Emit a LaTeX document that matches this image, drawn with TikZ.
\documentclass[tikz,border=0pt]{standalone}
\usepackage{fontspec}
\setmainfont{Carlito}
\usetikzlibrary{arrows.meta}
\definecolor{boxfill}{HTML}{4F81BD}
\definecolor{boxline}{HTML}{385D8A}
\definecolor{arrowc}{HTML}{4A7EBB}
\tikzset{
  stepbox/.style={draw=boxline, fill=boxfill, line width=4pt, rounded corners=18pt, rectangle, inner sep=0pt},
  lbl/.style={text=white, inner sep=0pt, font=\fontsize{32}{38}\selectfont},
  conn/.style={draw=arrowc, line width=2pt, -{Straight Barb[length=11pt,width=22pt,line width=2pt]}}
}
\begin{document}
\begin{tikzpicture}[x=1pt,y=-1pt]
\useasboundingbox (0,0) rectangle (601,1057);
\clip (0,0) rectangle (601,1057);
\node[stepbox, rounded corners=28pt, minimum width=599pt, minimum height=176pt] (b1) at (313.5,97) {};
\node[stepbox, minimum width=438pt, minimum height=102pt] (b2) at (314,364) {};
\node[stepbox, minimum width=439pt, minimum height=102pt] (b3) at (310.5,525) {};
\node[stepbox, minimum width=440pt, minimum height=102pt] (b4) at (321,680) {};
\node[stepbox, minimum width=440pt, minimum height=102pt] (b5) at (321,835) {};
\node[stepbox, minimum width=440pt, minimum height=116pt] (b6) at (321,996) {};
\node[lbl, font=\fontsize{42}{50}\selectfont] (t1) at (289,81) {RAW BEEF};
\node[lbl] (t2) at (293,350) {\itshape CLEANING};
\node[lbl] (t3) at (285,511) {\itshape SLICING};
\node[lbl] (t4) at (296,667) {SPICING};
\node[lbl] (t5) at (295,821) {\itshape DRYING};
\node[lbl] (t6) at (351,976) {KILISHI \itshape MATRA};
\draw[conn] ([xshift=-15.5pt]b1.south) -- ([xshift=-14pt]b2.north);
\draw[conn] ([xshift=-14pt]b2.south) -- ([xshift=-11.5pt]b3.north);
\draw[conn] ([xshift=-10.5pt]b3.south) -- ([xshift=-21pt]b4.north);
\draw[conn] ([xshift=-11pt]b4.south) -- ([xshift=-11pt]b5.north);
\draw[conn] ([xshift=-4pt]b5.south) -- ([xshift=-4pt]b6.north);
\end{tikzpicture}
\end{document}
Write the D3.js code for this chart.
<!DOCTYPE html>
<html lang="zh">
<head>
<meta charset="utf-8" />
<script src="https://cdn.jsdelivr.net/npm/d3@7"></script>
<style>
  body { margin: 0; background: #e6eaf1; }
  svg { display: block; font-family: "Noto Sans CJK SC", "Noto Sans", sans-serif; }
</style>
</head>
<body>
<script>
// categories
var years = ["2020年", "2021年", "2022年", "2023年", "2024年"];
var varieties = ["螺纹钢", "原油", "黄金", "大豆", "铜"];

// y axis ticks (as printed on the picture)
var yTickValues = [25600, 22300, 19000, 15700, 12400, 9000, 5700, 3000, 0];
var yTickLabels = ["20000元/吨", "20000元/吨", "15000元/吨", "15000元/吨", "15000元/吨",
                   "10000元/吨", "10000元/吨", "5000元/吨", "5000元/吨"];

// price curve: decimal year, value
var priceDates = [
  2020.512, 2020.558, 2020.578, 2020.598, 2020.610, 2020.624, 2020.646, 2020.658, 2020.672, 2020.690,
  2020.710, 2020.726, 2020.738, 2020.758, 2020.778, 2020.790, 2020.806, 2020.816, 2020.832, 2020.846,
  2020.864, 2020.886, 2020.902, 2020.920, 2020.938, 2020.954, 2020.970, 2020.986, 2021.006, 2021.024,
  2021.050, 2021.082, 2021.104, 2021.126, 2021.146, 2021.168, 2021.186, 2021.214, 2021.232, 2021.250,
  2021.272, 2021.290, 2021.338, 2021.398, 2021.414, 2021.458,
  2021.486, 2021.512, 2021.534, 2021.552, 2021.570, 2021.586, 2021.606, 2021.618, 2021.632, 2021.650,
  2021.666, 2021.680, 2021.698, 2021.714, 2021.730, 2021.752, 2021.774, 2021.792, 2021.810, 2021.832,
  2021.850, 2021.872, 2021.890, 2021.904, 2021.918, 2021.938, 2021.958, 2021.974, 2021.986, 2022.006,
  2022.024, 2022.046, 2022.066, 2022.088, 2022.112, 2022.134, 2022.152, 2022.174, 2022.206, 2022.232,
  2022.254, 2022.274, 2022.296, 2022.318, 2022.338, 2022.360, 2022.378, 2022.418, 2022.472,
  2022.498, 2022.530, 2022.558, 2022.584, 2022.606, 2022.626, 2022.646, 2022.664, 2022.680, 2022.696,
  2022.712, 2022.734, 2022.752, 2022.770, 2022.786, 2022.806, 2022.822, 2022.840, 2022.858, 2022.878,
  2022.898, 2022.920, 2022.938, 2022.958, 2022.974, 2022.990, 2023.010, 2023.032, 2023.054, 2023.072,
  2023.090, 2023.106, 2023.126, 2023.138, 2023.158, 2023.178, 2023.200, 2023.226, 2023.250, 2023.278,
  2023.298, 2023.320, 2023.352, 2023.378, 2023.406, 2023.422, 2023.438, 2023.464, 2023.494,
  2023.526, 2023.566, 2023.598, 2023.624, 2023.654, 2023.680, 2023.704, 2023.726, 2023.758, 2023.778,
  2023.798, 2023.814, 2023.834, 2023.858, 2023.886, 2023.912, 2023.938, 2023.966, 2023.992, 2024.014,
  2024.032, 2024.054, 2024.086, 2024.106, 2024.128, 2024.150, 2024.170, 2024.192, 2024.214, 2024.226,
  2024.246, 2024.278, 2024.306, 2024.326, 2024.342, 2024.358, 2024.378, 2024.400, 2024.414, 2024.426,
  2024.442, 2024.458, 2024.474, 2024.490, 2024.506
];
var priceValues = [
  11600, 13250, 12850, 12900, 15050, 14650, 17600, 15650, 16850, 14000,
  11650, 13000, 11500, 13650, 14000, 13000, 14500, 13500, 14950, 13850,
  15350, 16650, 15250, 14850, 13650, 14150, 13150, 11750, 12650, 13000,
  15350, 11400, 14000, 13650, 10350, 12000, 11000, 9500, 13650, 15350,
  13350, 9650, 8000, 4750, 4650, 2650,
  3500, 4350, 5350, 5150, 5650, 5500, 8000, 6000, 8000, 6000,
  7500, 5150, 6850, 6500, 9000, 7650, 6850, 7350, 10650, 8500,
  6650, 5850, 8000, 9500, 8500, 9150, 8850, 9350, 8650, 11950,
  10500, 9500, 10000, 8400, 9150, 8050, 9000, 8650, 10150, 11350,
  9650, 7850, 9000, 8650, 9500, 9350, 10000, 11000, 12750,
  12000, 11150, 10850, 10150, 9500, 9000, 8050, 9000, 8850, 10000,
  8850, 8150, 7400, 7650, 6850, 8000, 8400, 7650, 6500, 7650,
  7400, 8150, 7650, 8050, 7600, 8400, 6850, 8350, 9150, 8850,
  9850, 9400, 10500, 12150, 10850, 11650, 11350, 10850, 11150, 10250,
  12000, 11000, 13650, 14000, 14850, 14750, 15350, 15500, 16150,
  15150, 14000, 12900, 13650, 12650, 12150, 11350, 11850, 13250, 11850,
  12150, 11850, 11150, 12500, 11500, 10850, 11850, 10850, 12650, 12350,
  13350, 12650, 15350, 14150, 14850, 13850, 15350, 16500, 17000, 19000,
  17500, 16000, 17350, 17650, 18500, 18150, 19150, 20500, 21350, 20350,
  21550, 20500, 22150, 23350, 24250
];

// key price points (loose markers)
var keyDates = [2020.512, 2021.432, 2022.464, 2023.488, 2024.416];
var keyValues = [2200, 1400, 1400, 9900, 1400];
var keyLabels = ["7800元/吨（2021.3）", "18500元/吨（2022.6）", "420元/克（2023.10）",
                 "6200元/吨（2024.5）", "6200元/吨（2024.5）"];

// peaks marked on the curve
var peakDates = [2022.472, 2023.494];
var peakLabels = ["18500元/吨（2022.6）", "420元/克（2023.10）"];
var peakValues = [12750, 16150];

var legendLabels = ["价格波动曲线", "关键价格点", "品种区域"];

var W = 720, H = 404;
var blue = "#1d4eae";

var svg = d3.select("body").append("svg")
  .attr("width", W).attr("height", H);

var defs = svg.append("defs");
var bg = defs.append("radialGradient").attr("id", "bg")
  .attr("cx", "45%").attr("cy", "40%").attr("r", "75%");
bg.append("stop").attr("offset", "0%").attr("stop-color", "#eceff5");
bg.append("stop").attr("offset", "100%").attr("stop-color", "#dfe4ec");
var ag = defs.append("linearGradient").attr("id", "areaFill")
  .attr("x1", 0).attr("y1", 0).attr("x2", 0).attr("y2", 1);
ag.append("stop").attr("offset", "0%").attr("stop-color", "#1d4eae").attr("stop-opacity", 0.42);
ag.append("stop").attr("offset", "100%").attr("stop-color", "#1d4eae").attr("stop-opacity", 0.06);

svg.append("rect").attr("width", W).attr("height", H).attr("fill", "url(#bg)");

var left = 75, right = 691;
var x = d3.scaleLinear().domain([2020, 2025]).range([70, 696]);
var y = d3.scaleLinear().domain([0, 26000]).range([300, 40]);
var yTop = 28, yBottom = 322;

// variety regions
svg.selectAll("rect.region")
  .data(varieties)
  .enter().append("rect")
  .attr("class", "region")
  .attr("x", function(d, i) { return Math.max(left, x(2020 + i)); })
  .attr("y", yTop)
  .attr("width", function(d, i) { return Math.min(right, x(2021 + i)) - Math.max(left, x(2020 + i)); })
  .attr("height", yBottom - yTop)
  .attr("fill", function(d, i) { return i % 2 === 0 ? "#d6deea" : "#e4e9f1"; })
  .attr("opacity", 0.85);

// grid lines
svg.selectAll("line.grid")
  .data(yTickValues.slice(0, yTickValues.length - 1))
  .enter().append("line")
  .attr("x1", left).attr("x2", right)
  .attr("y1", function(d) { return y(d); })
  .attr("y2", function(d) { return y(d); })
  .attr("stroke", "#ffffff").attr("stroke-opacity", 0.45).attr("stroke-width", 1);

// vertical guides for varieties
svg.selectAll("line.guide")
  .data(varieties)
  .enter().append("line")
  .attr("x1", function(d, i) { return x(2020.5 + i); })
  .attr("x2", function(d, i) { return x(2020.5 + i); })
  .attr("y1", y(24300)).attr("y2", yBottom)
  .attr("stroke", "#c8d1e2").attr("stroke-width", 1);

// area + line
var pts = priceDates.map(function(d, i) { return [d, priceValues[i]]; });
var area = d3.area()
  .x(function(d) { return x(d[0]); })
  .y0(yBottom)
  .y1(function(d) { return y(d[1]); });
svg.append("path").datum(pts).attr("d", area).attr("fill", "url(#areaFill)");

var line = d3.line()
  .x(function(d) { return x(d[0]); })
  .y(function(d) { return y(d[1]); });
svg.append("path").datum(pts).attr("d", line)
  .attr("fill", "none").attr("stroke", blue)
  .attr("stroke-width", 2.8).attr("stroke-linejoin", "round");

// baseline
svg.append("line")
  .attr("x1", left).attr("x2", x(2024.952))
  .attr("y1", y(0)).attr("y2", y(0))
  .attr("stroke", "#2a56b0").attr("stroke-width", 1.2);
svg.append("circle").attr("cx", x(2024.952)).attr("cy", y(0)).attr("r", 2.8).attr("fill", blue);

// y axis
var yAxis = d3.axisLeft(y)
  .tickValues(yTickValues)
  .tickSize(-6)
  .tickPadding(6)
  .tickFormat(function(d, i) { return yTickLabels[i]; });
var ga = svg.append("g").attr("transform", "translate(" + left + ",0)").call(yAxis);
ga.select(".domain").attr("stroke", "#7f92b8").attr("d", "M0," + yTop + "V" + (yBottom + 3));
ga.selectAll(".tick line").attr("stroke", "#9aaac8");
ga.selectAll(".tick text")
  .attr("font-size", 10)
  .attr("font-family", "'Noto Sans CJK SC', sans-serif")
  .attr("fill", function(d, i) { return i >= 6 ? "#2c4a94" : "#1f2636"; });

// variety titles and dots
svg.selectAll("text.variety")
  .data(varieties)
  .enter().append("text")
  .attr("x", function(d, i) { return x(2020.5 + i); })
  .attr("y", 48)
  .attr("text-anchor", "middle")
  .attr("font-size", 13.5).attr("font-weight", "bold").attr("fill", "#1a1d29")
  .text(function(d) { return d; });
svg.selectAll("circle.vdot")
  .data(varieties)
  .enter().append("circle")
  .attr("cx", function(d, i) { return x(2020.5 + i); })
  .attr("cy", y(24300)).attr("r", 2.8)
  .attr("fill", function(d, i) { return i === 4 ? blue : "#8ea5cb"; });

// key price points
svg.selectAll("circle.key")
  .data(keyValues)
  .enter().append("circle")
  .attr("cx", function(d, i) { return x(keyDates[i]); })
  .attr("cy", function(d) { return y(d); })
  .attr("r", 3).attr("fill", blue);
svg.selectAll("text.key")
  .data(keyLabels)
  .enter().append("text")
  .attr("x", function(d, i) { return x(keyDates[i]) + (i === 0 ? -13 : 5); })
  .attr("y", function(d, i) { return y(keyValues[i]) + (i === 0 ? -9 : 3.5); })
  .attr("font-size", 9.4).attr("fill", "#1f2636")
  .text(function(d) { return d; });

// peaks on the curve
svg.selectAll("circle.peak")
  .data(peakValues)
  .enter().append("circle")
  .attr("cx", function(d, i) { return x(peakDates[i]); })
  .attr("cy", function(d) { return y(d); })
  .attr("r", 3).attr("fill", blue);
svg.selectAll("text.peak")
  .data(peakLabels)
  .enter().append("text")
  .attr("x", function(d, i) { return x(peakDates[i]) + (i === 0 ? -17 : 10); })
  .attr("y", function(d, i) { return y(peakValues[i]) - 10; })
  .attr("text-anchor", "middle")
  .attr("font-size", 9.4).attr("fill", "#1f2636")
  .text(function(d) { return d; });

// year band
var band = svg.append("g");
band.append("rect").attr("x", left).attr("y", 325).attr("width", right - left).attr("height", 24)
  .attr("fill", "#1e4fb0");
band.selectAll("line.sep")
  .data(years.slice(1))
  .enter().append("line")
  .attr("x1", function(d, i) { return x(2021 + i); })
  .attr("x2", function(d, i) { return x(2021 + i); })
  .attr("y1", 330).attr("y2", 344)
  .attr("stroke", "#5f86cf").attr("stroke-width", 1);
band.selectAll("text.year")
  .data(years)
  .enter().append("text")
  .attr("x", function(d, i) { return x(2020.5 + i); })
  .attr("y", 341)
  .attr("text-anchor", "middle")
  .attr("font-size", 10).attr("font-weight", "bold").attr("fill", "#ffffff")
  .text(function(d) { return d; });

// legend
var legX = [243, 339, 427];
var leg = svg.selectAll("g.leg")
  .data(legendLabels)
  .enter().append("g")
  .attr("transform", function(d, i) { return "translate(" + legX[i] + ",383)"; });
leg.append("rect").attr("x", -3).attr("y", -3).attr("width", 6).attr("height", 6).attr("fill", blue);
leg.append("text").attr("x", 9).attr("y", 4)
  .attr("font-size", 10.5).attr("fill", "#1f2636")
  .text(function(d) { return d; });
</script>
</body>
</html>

......

### Task to carry out
Each line in the data that holds the string "this" should be found and copied.

### Response
Emit a LaTeX document that matches this image, drawn with TikZ.
Write the D3.js code for this chart.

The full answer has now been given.